Women have been banned from wearing modest swimwear on the beaches of fifteen French towns. And now we've even seen police officers forcing a woman remove some of her clothing.
A ‘burkini’ is a swimming costume that covers up the body. It’s no more or less offensive than a wetsuit. But because many Muslim women choose to wear them, they’ve become hot topic in France, and politicians are lining up to tell women that they need to give up their choice of swimwear, or give up the beach.
No woman should be forced to expose her body if she doesn’t want to. No woman should be told how to dress full stop. Even Marks & Spencer has come under fire from some French politicians -- just for selling the swimwear that gives women the option to cover up.
Throughout the furore, the voices of the women actually affected by the burkini ban have been sidelined and ignored. But if we can persuade M&S to speak out in favour of a woman’s right to choose how to dress, we can begin to change that.
M&S: We support your decision to sell burkinis. Will you please speak out for the right of women to wear whatever they want to?
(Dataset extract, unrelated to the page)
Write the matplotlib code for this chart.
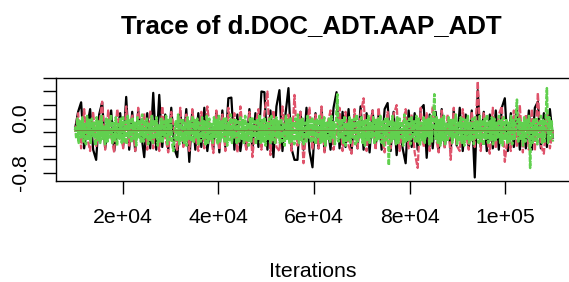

Many of the women choosing to wear burkinis are Muslim. Some, like Nigella Lawson, are not. But they all have one thing in common: they choose to cover up on the beach.
Now French politicians are turning this simple choice into an ideological battle. One Mayor has called the wearing of the burkini an ‘ideological provocation’ in the face of the terrorist attack in Nice, linking women who want to cover up to terrorists. And he’s been backed by France’s women’s rights minister, who has laid into Marks & Spencer for even selling the swimwear.
If politicians want to protect women’s rights, they should be guaranteeing the right of every woman to freedom of expression and self-determination. They should not be disempowering Muslim women by taking their freedom of choice away.
M&S is selling burkinis because people want to buy and wear them. Now let’s ask the company if it will take the next step, and speak out in favour of a woman’s right to dress however she likes.
Marks & Spencer: please speak out in favour of a woman’s right to choose how to dress.